Step 1: articulate your main point (thesis) in a single, simple declarative sentence. Call it T.
Step 2: decide what you want your audience to do with that sentence. Do you want your audience to believe it, or agree with it, or understand it?
Step 3: write three sentences that state why your audience is not able to do this. That is, describe, in three sentences, the background assumptions against which the sentence is unbelievable, controversial, or incomprehensible. (These sentences describe your audience's mind before having read your paper.) Number them 1, 2, 3.
Step 4: write three sentences that state the background assumptions against which the sentence can be believed, agreed with, or understood. (These three sentences describe your mind on this issue, and your ideal audience's mind after having read your paper.) Number them 13, 14, 15.
Step 5: write three sentences that state your direct evidence for T. Number them 7, 8, 9.

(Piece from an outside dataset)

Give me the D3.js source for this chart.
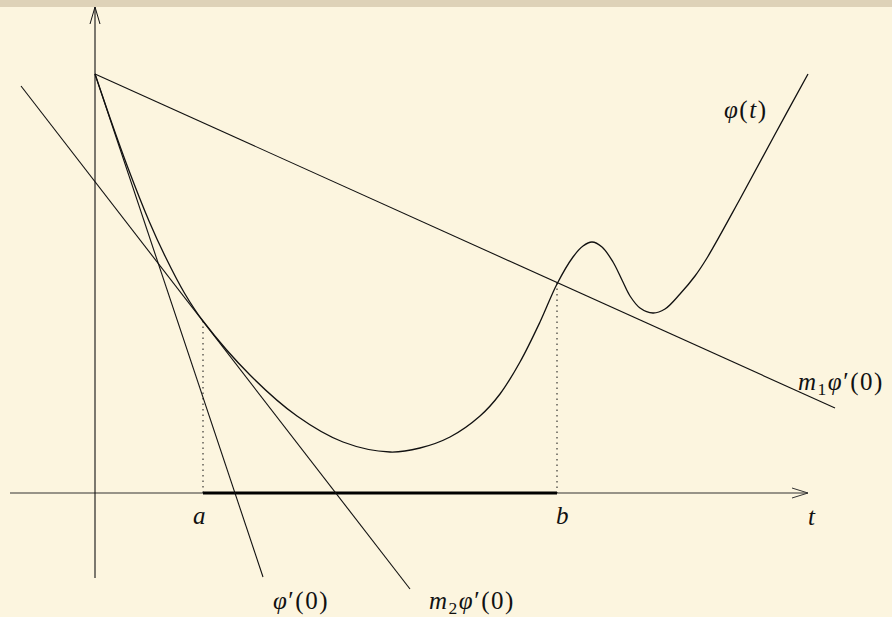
<!DOCTYPE html>
<html>
<head>
<meta charset="utf-8">
<script src="https://cdn.jsdelivr.net/npm/d3@7"></script>
<style>
  html, body { margin: 0; padding: 0; background: #fcf5df; }
  svg { display: block; }
  text { font-family: "Liberation Serif", "DejaVu Serif", serif; fill: #111; }
</style>
</head>
<body>
<div id="chart"></div>
<script>
// phi(t) (t, phi)
const curveT   = [0, 0.15, 0.33, 0.54, 0.70, 0.90, 1.08, 1.55, 2.02, 2.48, 2.95, 3.25, 3.55, 3.85, 4.05, 4.25, 4.45, 4.62, 4.78, 4.88, 4.97, 5.07, 5.18, 5.27, 5.35, 5.45, 5.58, 5.70, 5.85, 6.00, 6.12, 6.45, 6.78, 7.13];
const curvePhi = [4.19, 3.75, 3.25, 2.72, 2.37, 1.99, 1.72, 1.18, 0.77, 0.51, 0.41, 0.45, 0.56, 0.77, 0.99, 1.31, 1.71, 2.09, 2.36, 2.47, 2.51, 2.46, 2.31, 2.13, 1.97, 1.85, 1.80, 1.84, 1.99, 2.17, 2.35, 2.94, 3.55, 4.19];

// straight lines: [t0, v0, t1, v1]
const tangentLine = [0, 4.19, 1.68, -0.84];     // phi'(0)
const m1Line      = [0, 4.19, 7.40, 0.85];      // m1 phi'(0)
const m2Line      = [-0.74, 4.07, 3.15, -0.96]; // m2 phi'(0)

const a = 1.08, phiA = 1.72;
const b = 4.62, phiB = 2.10;

const width = 892, height = 617;

const x = d3.scaleLinear().domain([-0.85, 7.40]).range([10, 835]);
const y = d3.scaleLinear().domain([-0.85, 4.86]).range([578, 7]);

const svg = d3.select('#chart').append('svg')
    .attr('width', width)
    .attr('height', height);

// top band
svg.append('rect')
    .attr('width', width)
    .attr('height', 7)
    .attr('fill', '#ded2b8');

const g = svg.append('g')
    .attr('fill', 'none')
    .attr('stroke', '#111');

// axes
g.append('line')
    .attr('x1', x(-0.85)).attr('y1', y(0))
    .attr('x2', x(7.13)).attr('y2', y(0))
    .attr('stroke', '#333').attr('stroke-width', 1.1);
g.append('line')
    .attr('x1', x(0)).attr('y1', y(-0.85))
    .attr('x2', x(0)).attr('y2', y(4.86))
    .attr('stroke-width', 1.1);

// arrowheads (open, latex style)
g.append('path')
    .attr('d', `M${x(7.13) - 16},${y(0) - 5} L${x(7.13)},${y(0)} L${x(7.13) - 16},${y(0) + 5}`)
    .attr('stroke', '#333').attr('stroke-width', 1);
g.append('path')
    .attr('d', `M${x(0) - 5},${y(4.86) + 17} L${x(0)},${y(4.86)} L${x(0) + 5},${y(4.86) + 17}`)
    .attr('stroke-width', 1);

// interval [a, b]
g.append('line')
    .attr('x1', x(a)).attr('y1', y(0))
    .attr('x2', x(b)).attr('y2', y(0))
    .attr('stroke', '#000').attr('stroke-width', 3);

// dotted drops
[[a, phiA], [b, phiB]].forEach(([t, v]) => {
    g.append('line')
        .attr('x1', x(t)).attr('y1', y(v))
        .attr('x2', x(t)).attr('y2', y(0))
        .attr('stroke-width', 1)
        .attr('stroke-dasharray', '1.5,4');
});

// straight lines
[tangentLine, m1Line, m2Line].forEach(l => {
    g.append('line')
        .attr('x1', x(l[0])).attr('y1', y(l[1]))
        .attr('x2', x(l[2])).attr('y2', y(l[3]))
        .attr('stroke-width', 1.1);
});

// phi(t)
const line = d3.line()
    .x(d => x(d[0]))
    .y(d => y(d[1]))
    .curve(d3.curveCatmullRom.alpha(0.5));

g.append('path')
    .datum(curveT.map((t, i) => [t, curvePhi[i]]))
    .attr('d', line)
    .attr('stroke-width', 1.3);

// labels
const fs = 25;
function label(tx, ty, parts) {
    const t = svg.append('text')
        .attr('x', x(tx)).attr('y', y(ty))
        .attr('font-size', fs)
        .attr('letter-spacing', 1.5);
    parts.forEach(p => {
        const s = t.append('tspan').text(p.s);
        if (p.i) s.attr('font-style', 'italic');
        if (p.sub) s.attr('font-size', fs * 0.7).attr('dy', 5);
        if (p.up) s.attr('dy', -5);
    });
    return t;
}

label(6.29, 3.75, [{s: 'φ', i: 1}, {s: '('}, {s: 't', i: 1}, {s: ')'}]);
label(7.03, 1.03, [{s: 'm', i: 1}, {s: '1', sub: 1}, {s: 'φ', i: 1, up: 1}, {s: '′(0)'}]);
label(7.13, -0.32, [{s: 't', i: 1}]);
label(0.98, -0.31, [{s: 'a', i: 1}]);
label(4.61, -0.31, [{s: 'b', i: 1}]);
label(1.78, -1.16, [{s: 'φ', i: 1}, {s: '′(0)'}]);
label(3.34, -1.16, [{s: 'm', i: 1}, {s: '2', sub: 1}, {s: 'φ', i: 1, up: 1}, {s: '′(0)'}]);
</script>
</body>
</html>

Step 6: write three sentences that explain how someone whose mind looks like 1,2,3 would be convinced of 7, 8, 9. Number them 4, 5, 6.
Step 7: write three sentences that explain why someone who knows 7, 8, 9 will henceforth assume 13, 14, 15. Number them 10, 11, 12.
Step 8: Write the sentences down in order (following the numbering).
Step 9: Insert sentence T between sentence 12 and 13.
Step 10: Have an epiphany.
I don't know how well this will work yet. But I'll report back when I've tried it.
Looks great. I'll try that for an upcoming paper. Will report back.